11 April 2013

Kesararam: the wat and the killing field


Earlier this week, in preparation for writing this blog, I googled Wat Kesararam, a wat in central Siem Reap, immediately adjacent to the five-star Angkor Sokha Hotel on Route 6. Little do the guests enjoying that hotel’s luxurious surrounds realise what sits next to their sumptuous accommodation. Much to my surprise and with not a little horror, I discovered that the wat had been the site of a security office, a prison and a killing field during the disastrous days of Pol Pot and the Khmer Rouge, a fact not much advertised in this town.

A news story from the Phnom Penh Post, dated as recently as 12 September 2012, described the finding of a mass grave during excavations for a new building within the wat grounds. The disarticulated remains of at least 18 bodies were unearthed and now rest in a small wooden hut, amidst the burial stupas of deceased monks. It is rather a gruesome sight but, sadly, a very real part of the all too recent history of this country.

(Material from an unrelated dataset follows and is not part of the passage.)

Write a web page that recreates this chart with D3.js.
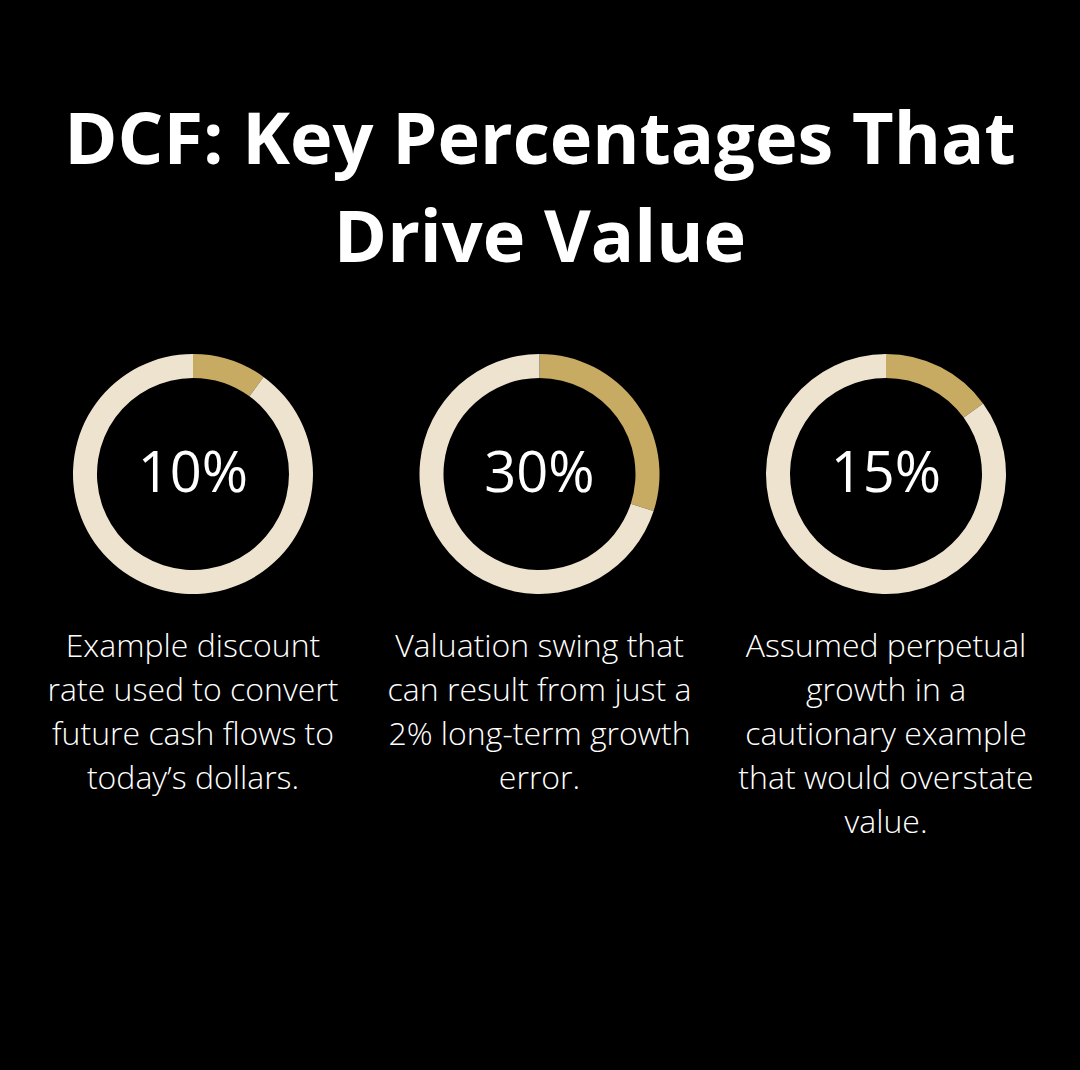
<!DOCTYPE html>
<html>
<head>
<meta charset="utf-8">
<script src="https://cdn.jsdelivr.net/npm/d3@7"></script>
<style>
  html, body { margin: 0; padding: 0; background: #000; }
  svg { display: block; }
</style>
</head>
<body>
<script>
// data
var titleLines = ["DCF: Key Percentages That", "Drive Value"];
var percents   = [10, 30, 15];
var labels     = ["10%", "30%", "15%"];
var captions   = [
  ["Example discount", "rate used to convert", "future cash flows to", "today\u2019s dollars."],
  ["Valuation swing that", "can result from just a", "2% long-term growth", "error."],
  ["Assumed perpetual", "growth in a", "cautionary example", "that would overstate", "value."]
];

var width  = 1080,
    height = 1070;

var gold  = "#c8ab62",
    cream = "#ede3cf";

var svg = d3.select("body").append("svg")
    .attr("width", width)
    .attr("height", height)
    .style("background", "#000");

// title
svg.append("g").selectAll("text")
  .data(titleLines)
  .enter().append("text")
    .attr("x", width / 2)
    .attr("y", function(d, i) { return 164 + i * 98; })
    .attr("text-anchor", "middle")
    .attr("fill", "#fff")
    .style("font-family", "'Open Sans', sans-serif")
    .style("font-weight", 700)
    .style("font-size", "72px")
    .text(function(d) { return d; });

// column positions
var x = d3.scalePoint()
    .domain(d3.range(percents.length))
    .range([193, 886]);

var cy = 474,
    rOuter = 120,
    rInner = 96;

var pie = d3.pie().sort(null).value(function(d) { return d; });
var arc = d3.arc().innerRadius(rInner).outerRadius(rOuter);

var cols = svg.selectAll("g.col")
  .data(percents)
  .enter().append("g")
    .attr("class", "col")
    .attr("transform", function(d, i) { return "translate(" + x(i) + "," + cy + ")"; });

cols.selectAll("path")
  .data(function(d) { return pie([d, 100 - d]); })
  .enter().append("path")
    .attr("d", arc)
    .attr("fill", function(d, i) { return i === 0 ? gold : cream; });

cols.append("text")
    .attr("y", 18)
    .attr("text-anchor", "middle")
    .attr("fill", "#fff")
    .style("font-family", "'Open Sans', sans-serif")
    .style("font-weight", 500)
    .style("font-size", "56px")
    .text(function(d, i) { return labels[i]; });

cols.each(function(d, i) {
  d3.select(this).selectAll("text.cap")
    .data(captions[i])
    .enter().append("text")
      .attr("class", "cap")
      .attr("y", function(t, j) { return 657 - cy + j * 44; })
      .attr("text-anchor", "middle")
      .attr("fill", "#fff")
      .style("font-family", "'Open Sans', sans-serif")
      .style("font-weight", 300)
      .style("font-size", "32px")
      .text(function(t) { return t; });
});
</script>
</body>
</html>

The news article related a conversation with the wat’s head monk, Sambath Ly Yeut, during which he described previous macabre finds in the wat grounds: ‘In the last five or six years we have been discovering human bones. In 2001, when we built our temple, we saw many bones of bodies, buried with handcuffs.’ The most recent bones also showed signs of having suffered violent deaths, with arm bones trussed with ropes and leg bones fastened together by iron manacles. Indeed, the skull I looked at had a large hole above the left eye socket and a smaller one in the right temple area, which may have occurred during the excavation process but may also have been bullet holes, or worse. There were, apparently, 24 known killing sites in the Siem Reap area alone, with the number of victims at these sites estimated at 44,528!

I find such violence difficult to contemplate and it seems appropriate to me that Wat Kesararam is now a place for meditation and prayer. Many sources date the wat’s construction to the early 1970s but this seems unlikely given the site’s violent history: in the early 70s, the Khmer Rouge were slowly gaining control of Cambodia and their genocidal regime was in full swing. Ly Yeut named 2001 as the year of the temple’s construction, though the wat may have been founded prior to that.

The temple’s excellent state of preservation supports this more recent construction date, and both its exterior and its interior walls are decorated with immense and very colourful depictions of the events from the life of Buddha. Lions and nagas (representations of seven-headed serpents) guard the stairways at the four entrances to the building, with the nagas’ bodies forming the balustrades that border the temple platform and fantastical bird-headed creatures (garudas?) supporting these balustrades.



Wat Keseraram is also known as the “Pagoda of the Cornflower Petals”, perhaps from the shapes of the gold-painted moulding that adorns the roof edges of the temple. The anthropomorphic ornamental roof supports, the windows, doors and their frames also glisten with gold paint, as do many of the burial stupas near the boundaries of the wat.

Most impressive is the tall shrine that sits in the large courtyard in front of the temple. It’s the largest I’ve seen here in Siem Reap and is wonderfully embellished with intricate sculptural reliefs. And encircling the whole of this wat, and the dark secrets sheltered within, is a garishly painted boundary wall, making its location very easy to find. Perhaps all this wat’s bright colour serves as the monks’ way of banishing the grim truth of its not so distant past.